*Aim of the task*: Take the lines from the head of the listing through the one bearing "const ly0 = pcy - Math.cos(la) * r;" and copy them exactly, leaving every picture out.

*Records to use*:
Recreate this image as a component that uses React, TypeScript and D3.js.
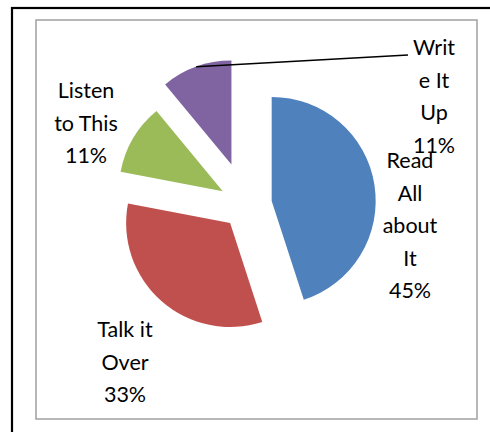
import React from "react";
import * as d3 from "d3";

const categories = ["Read All about It", "Talk it Over", "Listen to This", "Write It Up"];
const values = [45, 33, 11, 11];
const labelLines = [
  ["Read", "All", "about", "It", "45%"],
  ["Talk it", "Over", "33%"],
  ["Listen", "to This", "11%"],
  ["Writ", "e It", "Up", "11%"],
];

const colors = ["#4F81BD", "#C0504D", "#9BBB59", "#8064A2"];
const explode = [26, 24, 27, 43];
const labelPos: [number, number][] = [
  [410, 168],
  [125, 337],
  [86, 98],
  [434, 55],
];

export default function App() {
  const W = 490, H = 432;
  const cx = 246, cy = 205, r = 104;
  const pie = d3.pie<number>().sort(null).value((d) => d)(values);
  const arc = d3.arc<d3.PieArcDatum<number>>().innerRadius(0).outerRadius(r);
  const lineH = 32.5;

  // purple slice leader line
  const pIdx = 3;
  const pd = pie[pIdx];
  const pMid = (pd.startAngle + pd.endAngle) / 2;
  const pcx = cx + Math.sin(pMid) * explode[pIdx];
  const pcy = cy - Math.cos(pMid) * explode[pIdx];
  const la = pd.startAngle + (pd.endAngle - pd.startAngle) * 0.5;
  const lx0 = pcx + Math.sin(la) * r;
  const ly0 = pcy - Math.cos(la) * r;

  return (
    <svg width={W} height={H} style={{ position: "absolute", left: 0, top: 0 }}>
      <rect x={0} y={0} width={W} height={H} fill="#fff" />
      <rect x={12} y={8} width={W} height={H} fill="none" stroke="#000" strokeWidth={2.2} />
      <rect x={36} y={20} width={441} height={399} fill="none" stroke="#A0A0A0" strokeWidth={1.5} />
      {pie.map((d, i) => {
        const mid = (d.startAngle + d.endAngle) / 2;
        const tx = Math.sin(mid) * explode[i];
        const ty = -Math.cos(mid) * explode[i];
        return (
          <path
            key={categories[i]}
            d={arc(d) || ""}
            fill={colors[i]}
            transform={`translate(${cx + tx},${cy + ty})`}
          />
        );
      })}
      <line x1={lx0} y1={ly0} x2={408} y2={55} stroke="#000" strokeWidth={1.6} />
      {labelLines.map((lines, i) => (
        <text
          key={i}
          textAnchor="middle"
          fontFamily="Lato, 'Open Sans', sans-serif"
          fontSize={21.5}
          fill="#000"
        >
          {lines.map((t, j) => (
            <tspan key={j} x={labelPos[i][0]} y={labelPos[i][1] + j * lineH}>
              {t}
            </tspan>
          ))}
        </text>
      ))}
    </svg>
  );
}
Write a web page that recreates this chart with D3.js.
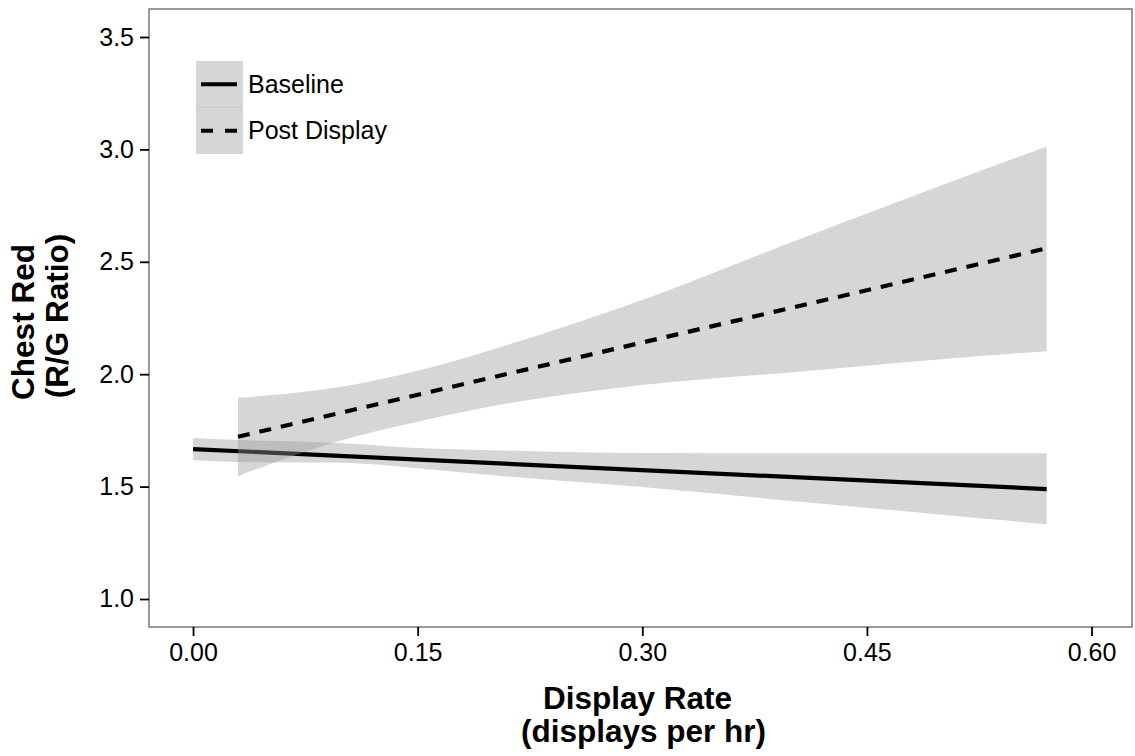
<!DOCTYPE html>
<html>
<head>
<meta charset="utf-8">
<script src="https://cdn.jsdelivr.net/npm/d3@7"></script>
<style>
  body { margin: 0; background: #fff; }
  text { font-family: "Liberation Sans", Arial, Helvetica, sans-serif; }
</style>
</head>
<body>
<div id="chart_root"></div>
<script>
// data
const baseRibbonX = [0, 0.03, 0.1, 0.15, 0.2, 0.3, 0.4, 0.5, 0.57];
const baseLower = [1.618, 1.609, 1.606, 1.582, 1.551, 1.498, 1.436, 1.375, 1.333];
const baseUpper = [1.716, 1.707, 1.693, 1.672, 1.662, 1.649, 1.648, 1.648, 1.648];
const baseLineX = [0, 0.57];
const baseLineY = [1.667, 1.489];

const postRibbonX = [0.03, 0.1, 0.15, 0.2, 0.3, 0.4, 0.5, 0.57];
const postLower = [1.547, 1.707, 1.788, 1.858, 1.952, 2.009, 2.067, 2.102];
const postUpper = [1.895, 1.945, 2.015, 2.11, 2.33, 2.588, 2.84, 3.013];
const postLineX = [0.03, 0.57];
const postLineY = [1.722, 2.56];

const legendLabels = ["Baseline", "Post Display"];
const xTicks = [0, 0.15, 0.3, 0.45, 0.6];
const yTicks = [1.0, 1.5, 2.0, 2.5, 3.0, 3.5];

const width = 1135;
const height = 756;
const panel = { left: 149, right: 1132, top: 9, bottom: 627 };

const svg = d3
  .select("#chart_root")
  .append("svg")
  .attr("width", width)
  .attr("height", height);

//scales
var xScale = d3
  .scaleLinear()
  .domain([-0.0294, 0.627])
  .range([panel.left, panel.right]);
var yScale = d3
  .scaleLinear()
  .domain([0.8754, 3.6246])
  .range([panel.bottom, panel.top]);

const zip = (xs, a, b) => xs.map((x, i) => ({ x: x, lo: a[i], hi: b ? b[i] : null }));

const area = d3
  .area()
  .x((d) => xScale(d.x))
  .y0((d) => yScale(d.lo))
  .y1((d) => yScale(d.hi))
  .curve(d3.curveMonotoneX);
const line = d3
  .line()
  .x((d) => xScale(d.x))
  .y((d) => yScale(d.lo));

const plot = svg.append("g");

// baseline group: ribbon then line
plot
  .append("path")
  .datum(zip(baseRibbonX, baseLower, baseUpper))
  .attr("fill", "#999999")
  .attr("fill-opacity", 0.4)
  .attr("d", area);
plot
  .append("path")
  .datum(zip(baseLineX, baseLineY))
  .attr("fill", "none")
  .attr("stroke", "#000")
  .attr("stroke-width", 4.2)
  .attr("d", line);

// post display group
plot
  .append("path")
  .datum(zip(postRibbonX, postLower, postUpper))
  .attr("fill", "#999999")
  .attr("fill-opacity", 0.4)
  .attr("d", area);
plot
  .append("path")
  .datum(zip(postLineX, postLineY))
  .attr("fill", "none")
  .attr("stroke", "#000")
  .attr("stroke-width", 4.2)
  .attr("stroke-dasharray", "12,10")
  .attr("d", line);

// panel border
svg
  .append("rect")
  .attr("x", panel.left)
  .attr("y", panel.top)
  .attr("width", panel.right - panel.left)
  .attr("height", panel.bottom - panel.top)
  .attr("fill", "none")
  .attr("stroke", "#7f7f7f")
  .attr("stroke-width", 1.6);

// axes
var yAxis = svg
  .append("g")
  .attr("transform", "translate(" + panel.left + ",0)")
  .call(
    d3.axisLeft(yScale).tickValues(yTicks).tickFormat(d3.format(".1f")).tickSize(9).tickPadding(6)
  );
var xAxis = svg
  .append("g")
  .attr("transform", "translate(0," + panel.bottom + ")")
  .call(
    d3.axisBottom(xScale).tickValues(xTicks).tickFormat(d3.format(".2f")).tickSize(9).tickPadding(7)
  );
[xAxis, yAxis].forEach((ax) => {
  ax.select(".domain").remove();
  ax.selectAll(".tick line").attr("stroke", "#000").attr("stroke-width", 1.8);
  ax.selectAll(".tick text")
    .attr("fill", "#000")
    .style("font-size", "25px")
    .style("font-family", '"Liberation Sans", Arial, sans-serif');
});

// axis titles
const midX = (panel.left + panel.right) / 2;
const xTitle = svg
  .append("text")
  .attr("text-anchor", "middle")
  .attr("font-weight", "bold")
  .style("font-size", "31.5px");
xTitle.append("tspan").attr("x", midX - 3).attr("y", 709).text("Display Rate");
xTitle.append("tspan").attr("x", midX + 3).attr("y", 742).text("(displays per hr)");

const yMid = (panel.top + panel.bottom) / 2;
const yTitle = svg
  .append("text")
  .attr("text-anchor", "middle")
  .attr("font-weight", "bold")
  .style("font-size", "31.5px")
  .attr("transform", "rotate(-90)");
yTitle.append("tspan").attr("x", -yMid - 4).attr("y", 34).text("Chest Red");
yTitle.append("tspan").attr("x", -yMid + 2).attr("y", 68).text("(R/G Ratio)");

// legend
const legend = svg.append("g").attr("transform", "translate(196,61)");
const keySize = 46.5;
legendLabels.forEach((lab, i) => {
  const k = legend.append("g").attr("transform", "translate(0," + i * keySize + ")");
  k.append("rect")
    .attr("width", 47)
    .attr("height", keySize)
    .attr("fill", "#999999")
    .attr("fill-opacity", 0.4);
  k.append("line")
    .attr("x1", 5)
    .attr("x2", 41)
    .attr("y1", keySize / 2)
    .attr("y2", keySize / 2)
    .attr("stroke", "#000")
    .attr("stroke-width", 4.2)
    .attr("stroke-dasharray", i === 1 ? "12,12" : null);
  k.append("text")
    .attr("x", 52)
    .attr("y", keySize / 2 + 8.7)
    .style("font-size", "25px")
    .text(lab);
});
legend
  .append("line")
  .attr("x1", 0)
  .attr("x2", 47)
  .attr("y1", keySize)
  .attr("y2", keySize)
  .attr("stroke", "#c9c9c9")
  .attr("stroke-width", 1);
</script>
</body>
</html>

*Full response*:
Recreate this image as a component that uses React, TypeScript and D3.js.
import React from "react";
import * as d3 from "d3";

const categories = ["Read All about It", "Talk it Over", "Listen to This", "Write It Up"];
const values = [45, 33, 11, 11];
const labelLines = [
  ["Read", "All", "about", "It", "45%"],
  ["Talk it", "Over", "33%"],
  ["Listen", "to This", "11%"],
  ["Writ", "e It", "Up", "11%"],
];

const colors = ["#4F81BD", "#C0504D", "#9BBB59", "#8064A2"];
const explode = [26, 24, 27, 43];
const labelPos: [number, number][] = [
  [410, 168],
  [125, 337],
  [86, 98],
  [434, 55],
];

export default function App() {
  const W = 490, H = 432;
  const cx = 246, cy = 205, r = 104;
  const pie = d3.pie<number>().sort(null).value((d) => d)(values);
  const arc = d3.arc<d3.PieArcDatum<number>>().innerRadius(0).outerRadius(r);
  const lineH = 32.5;

  // purple slice leader line
  const pIdx = 3;
  const pd = pie[pIdx];
  const pMid = (pd.startAngle + pd.endAngle) / 2;
  const pcx = cx + Math.sin(pMid) * explode[pIdx];
  const pcy = cy - Math.cos(pMid) * explode[pIdx];
  const la = pd.startAngle + (pd.endAngle - pd.startAngle) * 0.5;
  const lx0 = pcx + Math.sin(la) * r;
  const ly0 = pcy - Math.cos(la) * r;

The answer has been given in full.